The pilot does all the dirty work and very little of the fun character work, so I can't be too enthralled with it. It seems thematically strong, family friendly and very humane from the outset, but...and this problem may persist for a good long while yet - the acting is TERRIBLE.  Especially from Snow White and the Evil Queen.  Some of the worst acting I've personally observed since Babylon 5, with the possible exception of V (2009).  All of the basic rules of this universe are set, and I did enjoy the pre-story tableau of Emma to which we were treated...her taking her perp on a blind date, springing her knowledge of his dirty dealings on him out of the blue and then calmly pursuing him, knowing that his car is booted and clubbed was awesome! An interesting start, but it does kinda blow by in a blur, so we'll need to withhold our praise for later episodes.

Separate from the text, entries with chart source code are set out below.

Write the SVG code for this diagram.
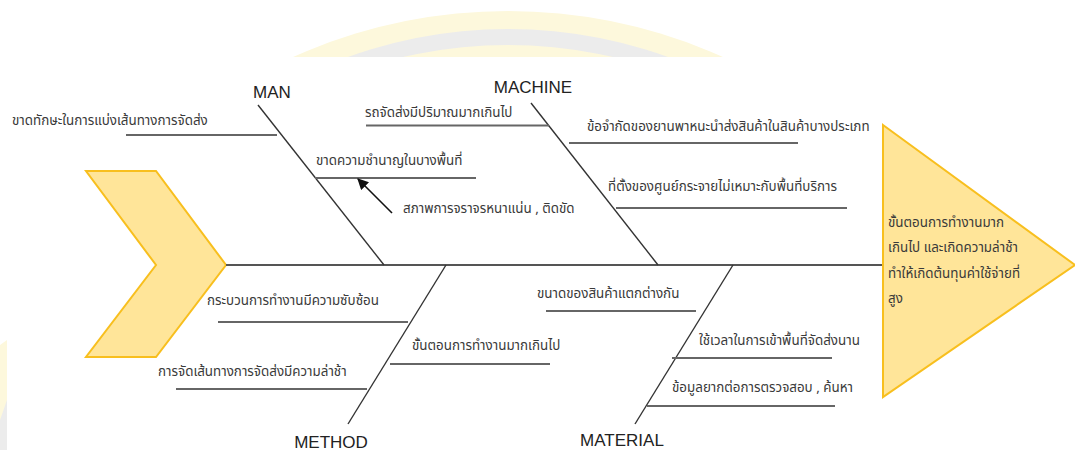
<svg xmlns="http://www.w3.org/2000/svg" width="1075" height="450" viewBox="0 0 1075 450">
<defs>
<style>
.bone{stroke:#333;stroke-width:1.4;fill:none}
.branch{stroke:#666;stroke-width:2;fill:none}
.spine{stroke:#555;stroke-width:1.8;fill:none}
.t{font-family:"Noto Sans Thai","Noto Sans","Liberation Sans",sans-serif;font-size:13.4px;fill:#3a3a3a}
.lbl{font-family:"Liberation Sans","DejaVu Sans",sans-serif;font-size:17px;fill:#222;text-anchor:middle}
.shape{fill:#FFE599;stroke:#F8BF1E;stroke-width:2}
</style>
<clipPath id="wmclip"><rect x="0" y="0" width="1075" height="57"/></clipPath>
<marker id="ah" viewBox="0 0 10 10" refX="9" refY="5" markerWidth="7" markerHeight="7" orient="auto"><path d="M0,0 L10,5 L0,10 z" fill="#111"/></marker>
</defs>
<rect x="0" y="0" width="1075" height="450" fill="#fff"/>
<g id="watermark" clip-path="url(#wmclip)">
<circle cx="508" cy="536" r="525" fill="#FDF8DC"/>
<circle cx="508" cy="500" r="471" fill="#ECECEC"/>
<circle cx="508" cy="510" r="465" fill="#FDF8DC"/>
</g>
<polygon points="0,345 7,340 7,450 0,450" fill="#FDF8DC"/>
<polygon points="0,420 7,400 7,450 0,450" fill="#ECECEC"/>
<g id="head-left"><polygon class="shape" points="86,171 156,171 226,265 156,357 86,357 156,265"/></g>
<g id="connectors">
<line class="spine" x1="226" y1="265" x2="882" y2="265"/>
<line class="bone" x1="258" y1="105" x2="384" y2="265"/>
<line class="bone" x1="531" y1="103" x2="658" y2="265"/>
<line class="bone" x1="446" y1="265" x2="348" y2="424"/>
<line class="bone" x1="733" y1="265" x2="635" y2="424"/>
<line class="branch" x1="126" y1="135" x2="277" y2="135"/>
<line class="branch" x1="315" y1="178" x2="476" y2="178"/>
<line class="branch" x1="366" y1="125.5" x2="549" y2="125.5"/>
<line class="branch" x1="569" y1="143" x2="798" y2="143"/>
<line class="branch" x1="616" y1="208" x2="847" y2="208"/>
<line class="branch" x1="218" y1="322" x2="408" y2="322"/>
<line class="branch" x1="390" y1="364" x2="550" y2="364"/>
<line class="branch" x1="176" y1="389" x2="367" y2="389"/>
<line class="branch" x1="546" y1="311" x2="696" y2="311"/>
<line class="branch" x1="672" y1="358" x2="832" y2="358"/>
<line class="branch" x1="647" y1="406" x2="835" y2="406"/>
<line x1="392" y1="213" x2="358" y2="179" stroke="#111" stroke-width="1.6" marker-end="url(#ah)"/>
</g>
<g id="result"><polygon class="shape" points="883,125 1075,265 883,397"/>
<text class="t" x="888" y="227">ขั้นตอนการทำงานมาก</text>
<text class="t" x="888" y="252">เกินไป และเกิดความล่าช้า</text>
<text class="t" x="888" y="278">ทำให้เกิดต้นทุนค่าใช้จ่ายที่</text>
<text class="t" x="888" y="303">สูง</text>
</g>
<g id="man"><text class="lbl" x="272" y="98">MAN</text>
<text class="t" x="12" y="125">ขาดทักษะในการแบ่งเส้นทางการจัดส่ง</text>
<text class="t" x="316" y="165">ขาดความชำนาญในบางพื้นที่</text>
<text class="t" x="403" y="213">สภาพการจราจรหนาแน่น , ติดขัด</text>
</g>
<g id="machine"><text class="lbl" x="533" y="93">MACHINE</text>
<text class="t" x="365" y="117">รถจัดส่งมีปริมาณมากเกินไป</text>
<text class="t" x="587" y="131">ข้อจำกัดของยานพาหนะนำส่งสินค้าในสินค้าบางประเภท</text>
<text class="t" x="608" y="191">ที่ตั้งของศูนย์กระจายไม่เหมาะกับพื้นที่บริการ</text>
</g>
<g id="method"><text class="lbl" x="331" y="448">METHOD</text>
<text class="t" x="207" y="305">กระบวนการทำงานมีความซับซ้อน</text>
<text class="t" x="412" y="350">ขั้นตอนการทำงานมากเกินไป</text>
<text class="t" x="158" y="376">การจัดเส้นทางการจัดส่งมีความล่าช้า</text>
</g>
<g id="material"><text class="lbl" x="622" y="446">MATERIAL</text>
<text class="t" x="537" y="298">ขนาดของสินค้าแตกต่างกัน</text>
<text class="t" x="699" y="345">ใช้เวลาในการเข้าพื้นที่จัดส่งนาน</text>
<text class="t" x="672" y="392">ข้อมูลยากต่อการตรวจสอบ , ค้นหา</text>
</g>
</svg>
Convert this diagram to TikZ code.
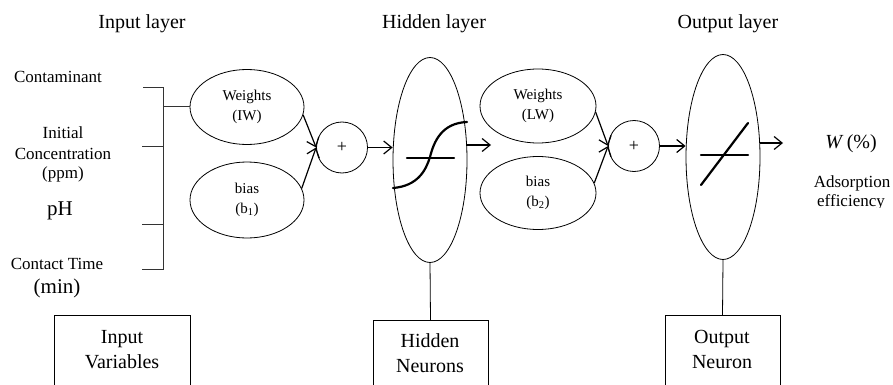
\documentclass[tikz,border=0pt]{standalone}
\usepackage{fontspec}
\setmainfont{Liberation Serif}
\usetikzlibrary{shapes.geometric,arrows.meta}

\begin{document}
\begin{tikzpicture}[x=1pt,y=-1pt,
  title/.style={font=\fontsize{20}{24}\selectfont, anchor=base, inner sep=0pt},
  inlabel/.style={font=\fontsize{17}{20}\selectfont, anchor=base, inner sep=0pt},
  biglabel/.style={font=\fontsize{21}{24}\selectfont, anchor=base, inner sep=0pt},
  boxlabel/.style={font=\fontsize{20}{24}\selectfont, anchor=base, inner sep=0pt},
  oval/.style={draw, ellipse, line width=0.8pt, inner sep=0pt, align=center,
               font=\fontsize{15}{20}\selectfont},
  sumnode/.style={draw, circle, line width=0.8pt, minimum size=51pt, inner sep=0pt,
               font=\fontsize{18}{20}\selectfont},
  neuron/.style={draw, ellipse, line width=0.8pt, minimum width=74pt,
               minimum height=205pt, inner sep=0pt},
  infobox/.style={draw, line width=0.8pt, anchor=north, minimum height=100pt,
               inner sep=0pt},
  brk/.style={line width=1pt, draw=black!80},
  link/.style={line width=0.8pt},
  arr/.style={-{Straight Barb[length=8pt,width=13pt]}, line width=1.2pt},
  actfun/.style={line width=2.2pt, line cap=round}
]
\useasboundingbox (0,0) rectangle (893,385);
\clip (0,0) rectangle (893,385);

% layer titles
\node[title] (tin)  at (142,29) {Input layer};
\node[title] (thid) at (434,29) {Hidden layer};
\node[title] (tout) at (728,29) {Output layer};

% input variables
\node[inlabel]  (in1)  at (58,83)  {Contaminant};
\node[inlabel]  (in2a) at (63,138) {Initial};
\node[inlabel]  (in2b) at (63,159) {Concentration};
\node[inlabel]  (in2c) at (63,178) {(ppm)};
\node[biglabel] (in3)  at (60,215) {pH};
\node[inlabel]  (in4a) at (57,269) {Contact Time};
\node[biglabel] (in4b) at (57,293) {(min)};

% weights, biases, summing junctions and neurons
\node[oval, minimum width=114pt, minimum height=75pt] (w1) at (247,107) {Weights\\(IW)};
\node[oval, minimum width=114pt, minimum height=76pt] (b1) at (247,200) {bias\\(b\textsubscript{1})};
\node[sumnode] (s1) at (342,147.5) {+};
\node[neuron] (hid) at (430,160) {};
\node[oval, minimum width=116pt, minimum height=74pt] (w2) at (538,106) {Weights\\(LW)};
\node[oval, minimum width=116pt, minimum height=73pt] (b2) at (538,193) {bias\\(b\textsubscript{2})};
\node[sumnode] (s2) at (634,146) {+};
\node[neuron] (out) at (723,157) {};

% bracket gathering the inputs
\coordinate (t1) at (143,88);
\coordinate (t2) at (142,146);
\coordinate (t3) at (142,224);
\coordinate (t4) at (142,269);
\coordinate (sp1) at (163,88);
\coordinate (sp4) at (163,269);
\draw[brk] (t1) -- (sp1) -- (sp4) -- (t4);
\draw[brk] (t2) -- (t2 -| sp1);
\draw[brk] (t3) -- (t3 -| sp1);
\draw[brk] (w1.west -| sp1) -- (w1.west);

% signal flow
\draw[arr] (w1.-8) -- (s1.west);
\draw[arr] (b1.12) -- (s1.west);
\draw[arr] (s1.east) -- (s1.east -| hid.west);
\coordinate (hidout) at (491,145);
\draw[arr] (hid.east |- hidout) -- (hidout);
\draw[arr] (w2.-6) -- (s2.west);
\draw[arr] (b2.10) -- (s2.west);
\draw[arr] (s2.east) -- (s2.east -| out.west);
\coordinate (outtip) at (783,143);
\draw[arr] (out.east |- outtip) -- (outtip);

% transfer functions
\draw[actfun] (393,188) .. controls (418,186) and (426,170) .. (430,157)
              .. controls (434,141) and (442,123) .. (467,122);
\draw[actfun] (407,158) -- (454,158);
\draw[actfun] (701,185) -- (748,123);
\draw[actfun] (701,155) -- (748,155);

% output
\node[font=\fontsize{20}{24}\selectfont, anchor=base, inner sep=0pt] (wout) at (851,148) {\textit{W}\,(\%)};
\node[inlabel] (ads) at (852,187) {Adsorption};
\begin{scope}
  \clip (800,190) rectangle (893,207.5);
  \node[inlabel] (eff) at (851,206) {efficiency};
\end{scope}

% description boxes
\node[infobox, minimum width=136pt] (ibox) at (122,315) {};
\node[infobox, minimum width=115pt] (hbox) at (430.5,320) {};
\node[infobox, minimum width=115pt] (obox) at (722.5,315) {};
\draw[link] (hid.south) -- (hbox.north);
\draw[link] (out.south) -- (obox.north);

\node[boxlabel] (ib1) at (122,343) {Input};
\node[boxlabel] (ib2) at (122,368) {Variables};
\node[boxlabel] (hb1) at (430,347) {Hidden};
\node[boxlabel] (hb2) at (430,372) {Neurons};
\node[boxlabel] (ob1) at (722,343) {Output};
\node[boxlabel] (ob2) at (722,368) {Neuron};
\end{tikzpicture}
\end{document}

1:2 - The Thing You Love Most (8.8)

This is what I need more of!  The back-story on the workings of the curse was very important to see (and more is coming...it looks like we're going to do a lot of flipping back and forth from the fairy tale world to our own).  Thematically, this is actually very similar to the Harry Potter series in my mind - the only difference being that revenge, and not immortality, were at the heart of the villain's downfall.  The cost of evil deeds, however, is entirely the same in both canons.  The Queen may not originally have been so evil, except that she had to give up her soul to seek vengeance on Snow White...she had to kill her own father and the last person who had any faith that she might some day redeem herself to make the transportation spell work.  While on the other side, the heroes of the piece has to give up something they loved (their child) to a higher cause (defeating evil) and did so out of that love and not out of malice, leading to the faint hope that some day happy endings will return.

1:3 - Snow Falls (8.0)

The acting is starting to improve across the board here...and I'm enjoying the many ways in which the writers are drawing parallels between the fairy-tale world and Storybrook.  Not to mention all the fun I'm having seeing a somewhat more realistic portrayal of the courtship of Snow White (scoundrel and royal thief with a heart of gold and unfairly hunted by an evil queen) and Prince Charming.  They actually managed to have some chemistry in this episode, which was cool.  I think, also, that the message is spot on once again...that hell is being alone (not just in a romantic sense) and that real meaning might some day come to the lives of Emma and Mary Margaret when they embrace the reality that they are family.

Final Comments:

I think the things that make this show more attractive to me than Grimm, at least for now, all come back to this - Fairy Tales as we know them are designed to teach lessons and tell us something about the human condition in imaginative and fantastic ways.  Making them "real"...turning the fairy tale villains into actual beasts...seems to me to miss the point.  Now they're not human vices we're reading out...they're actual monsters.  Now they say nothing about us and fail to encourage our imaginations or our critical thinking skills at all.  Meanwhile, Once Upon a Time features real people...from an imaginary world and endowed with the characteristics of those fantastic stories, but still human or representative of humanity at the very least.  We get, with this show, the big stakes I like (an entire made up world is in peril of being trapped in a hellish freeze frame where happiness is impossible), the discussion of human virtue and vice that I need, and the chance to send a message in a family friendly way that Grimm just doesn't have at present.  This show, to me, is what fantasy is all about.